L’Acqua, la Pietra, il Fuoco. Bartolomeo Ammannati scultore (1511-1592)
Bargello National Museum. Florence
May - September 2011
In the spring of 2011, the Bargello held the first monographic exhibition dedicated to Bartolomeo Ammannati, marking the 500th anniversary of the artist’s birth, whose sculptures the Bargello largely possessed. The title alluded to the central theme of the exhibition, which focused on the three significant fountains that Ammannati created under the commission of Duke Cosimo I: the one intended for the Hall of the Five Hundred in the Palazzo Vecchio, the fountain for Piazza della Signoria (known as the "Biancone"), and the fountain for the garden of the Medici Villa of Castello.
The exhibition featured a spectacular reconstruction, in the Bargello courtyard, of the first of these: the marble fountain that was meant to be installed in the Hall of the Five Hundred in Palazzo Vecchio (hence called "of the Grand Hall"), composed of six large statues of deities.

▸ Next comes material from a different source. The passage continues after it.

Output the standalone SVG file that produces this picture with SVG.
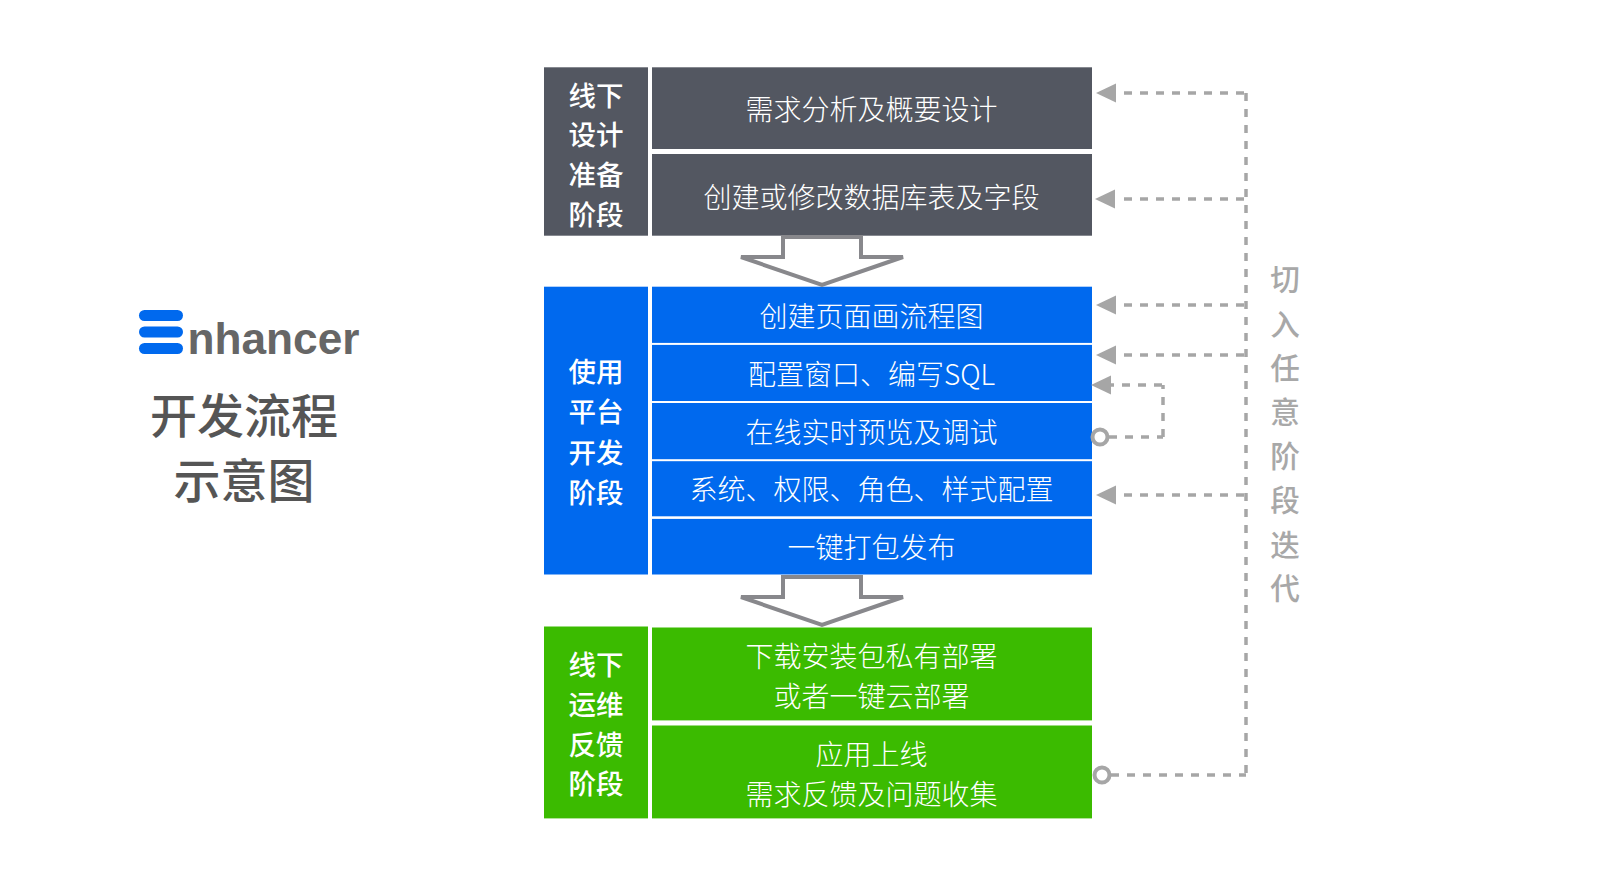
<svg xmlns="http://www.w3.org/2000/svg" width="1600" height="878" viewBox="0 0 1600 878">
<style>
text{font-family:"Noto Sans CJK SC","Liberation Sans",sans-serif;text-anchor:middle}
.t{font-size:28px;font-weight:300;fill:#fff}
.s{font-size:27.500px;font-weight:500;fill:#fff}
.v{font-size:29.600px;font-weight:500;fill:#a8a8a8}
.h{font-size:47px;font-weight:500;fill:#555}
.g{fill:#535761}.b{fill:#0069ee}.n{fill:#3bbb00}
.d{fill:none;stroke:#a6a6a6;stroke-width:3.500;stroke-dasharray:8 8}
.a{fill:#a6a6a6}
.c{fill:#fff;stroke:#a6a6a6;stroke-width:4}
.f{fill:#fff;stroke:#88888c;stroke-width:4;stroke-linejoin:miter}
</style>
<rect width="1600" height="878" fill="#fff"/>
<g id="logo">
<rect x="139" y="310" width="44" height="11" rx="5.500" class="b"/>
<rect x="139" y="326.500" width="44" height="11" rx="5.500" class="b"/>
<rect x="139" y="343" width="44" height="11" rx="5.500" class="b"/>
<text x="273.500" y="354" style="font-family:'Liberation Sans',sans-serif;font-size:44px;font-weight:700;fill:#666" textLength="172" lengthAdjust="spacingAndGlyphs">nhancer</text>
<text x="244" y="432.500" class="h">开发流程</text>
<text x="244" y="498" class="h">示意图</text>
</g>
<g id="stage1">
<rect x="544" y="67.300" width="104" height="168.400" class="g"/>
<text x="596" y="105.600" class="s">线下</text><text x="596" y="145.400" class="s">设计</text><text x="596" y="185.200" class="s">准备</text><text x="596" y="225" class="s">阶段</text>
</g>
<g id="step1-1"><rect x="652" y="67.300" width="440" height="81.700" class="g"/><text x="871.500" y="120.400" class="t">需求分析及概要设计</text></g>
<g id="step1-2"><rect x="652" y="154" width="440" height="81.700" class="g"/><text x="871.500" y="208.100" class="t">创建或修改数据库表及字段</text></g>
<g id="stage2">
<rect x="544" y="286.700" width="104" height="287.800" class="b"/>
<text x="596" y="381.800" class="s">使用</text><text x="596" y="422.400" class="s">平台</text><text x="596" y="463" class="s">开发</text><text x="596" y="503" class="s">阶段</text>
</g>
<g id="step2-1"><rect x="652" y="286.700" width="440" height="56.200" class="b"/><text x="871.500" y="326.500" class="t">创建页面画流程图</text></g>
<g id="step2-2"><rect x="652" y="344.900" width="440" height="56.100" class="b"/><text x="871.500" y="384.700" class="t">配置窗口、编写SQL</text></g>
<g id="step2-3"><rect x="652" y="403" width="440" height="56.200" class="b"/><text x="871.500" y="442.800" class="t">在线实时预览及调试</text></g>
<g id="step2-4"><rect x="652" y="461.200" width="440" height="55.100" class="b"/><text x="871.500" y="500" class="t">系统、权限、角色、样式配置</text></g>
<g id="step2-5"><rect x="652" y="518.900" width="440" height="55.600" class="b"/><text x="871.500" y="558.100" class="t">一键打包发布</text></g>
<g id="stage3">
<rect x="544" y="626.500" width="104" height="191.900" class="n"/>
<text x="596" y="674.500" class="s">线下</text><text x="596" y="714.800" class="s">运维</text><text x="596" y="754.600" class="s">反馈</text><text x="596" y="794.400" class="s">阶段</text>
</g>
<g id="step3-1"><rect x="652" y="627.500" width="440" height="92.900" class="n"/><text x="871.500" y="667.300" class="t">下载安装包私有部署</text><text x="871.500" y="707.100" class="t">或者一键云部署</text></g>
<g id="step3-2"><rect x="652" y="725.500" width="440" height="92.900" class="n"/><text x="871.500" y="765.300" class="t">应用上线</text><text x="871.500" y="805.100" class="t">需求反馈及问题收集</text></g>
<g id="iterate"><text x="1285" y="290" class="v">切</text><text x="1285" y="335" class="v">入</text><text x="1285" y="379" class="v">任</text><text x="1285" y="423" class="v">意</text><text x="1285" y="467" class="v">阶</text><text x="1285" y="511" class="v">段</text><text x="1285" y="555.500" class="v">迭</text><text x="1285" y="598.500" class="v">代</text></g>
<g id="connectors">
<path class="f" d="M783 237V257H741L822 285L903 257H861V237Z"/>
<path class="f" d="M783 577V597H741L822 625L903 597H861V577Z"/>
<path class="d" d="M1246 93V775"/>
<path class="d" d="M1124 93H1246"/><path class="d" d="M1124 199H1246"/><path class="d" d="M1124 305H1246"/><path class="d" d="M1124 355H1246"/><path class="d" d="M1124 495H1246"/>
<path class="d" d="M1111 775H1246"/>
<path class="d" d="M1109 437H1163"/><path class="d" d="M1163 437V385"/><path class="d" d="M1106 385H1163"/>
<path class="a" d="M1096 93L1116 83.500V102.500Z"/><path class="a" d="M1095 199L1115 189.500V208.500Z"/><path class="a" d="M1096 305L1116 295.500V314.500Z"/><path class="a" d="M1096 355L1116 345.500V364.500Z"/><path class="a" d="M1091 385L1111 375.500V394.500Z"/><path class="a" d="M1096 495L1116 485.500V504.500Z"/>
<circle class="c" cx="1100" cy="437" r="7.500"/><circle class="c" cx="1102" cy="775" r="7.500"/>
</g>
</svg>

Over the centuries, it had adorned the grand ducal gardens of Pratolino and Boboli, before being disassembled and brought to the Bargello.
In fact, the initial, suggestive project of a fountain inside the Grand Hall was halted in 1560 in favor of the more public (and more propagandistic) Piazza Fountain – or "Biancone" – which was also entrusted to Ammannati. A few years later, the Duke also commissioned him to create the fountain for his Villa of Castello, featuring the gigantic bronze Hercules and Antaeus at the center of the garden, along with various animals inside the grotto.
The exhibition, in collaboration with the Faculty of Architecture at the University of Florence, was dedicated to these three fountains, which illustrated the Grand Duke's policy of using water both as an aesthetic and spectacular element, as well as its rationalization and innovative technical advancements—truly remarkable in enhancing this essential resource for the well-being of his subjects. Other sculptural works by Ammannati, such as the famous Leda and the Swan, the Nari Monument, the Medici Genius, Mars Gradivus, and Venus from the Prado, along with drawings, plans, and documents, completed the exhibition.
An important complement to this project was a short documentary that was projected as part of the exhibition. It illustrated the key phases in the creation of a replica—using resin and plaster molds—of the large marble sculpture of Juno, which was later mounted in the Bargello courtyard in its original position at the top of the Grand Hall Fountain.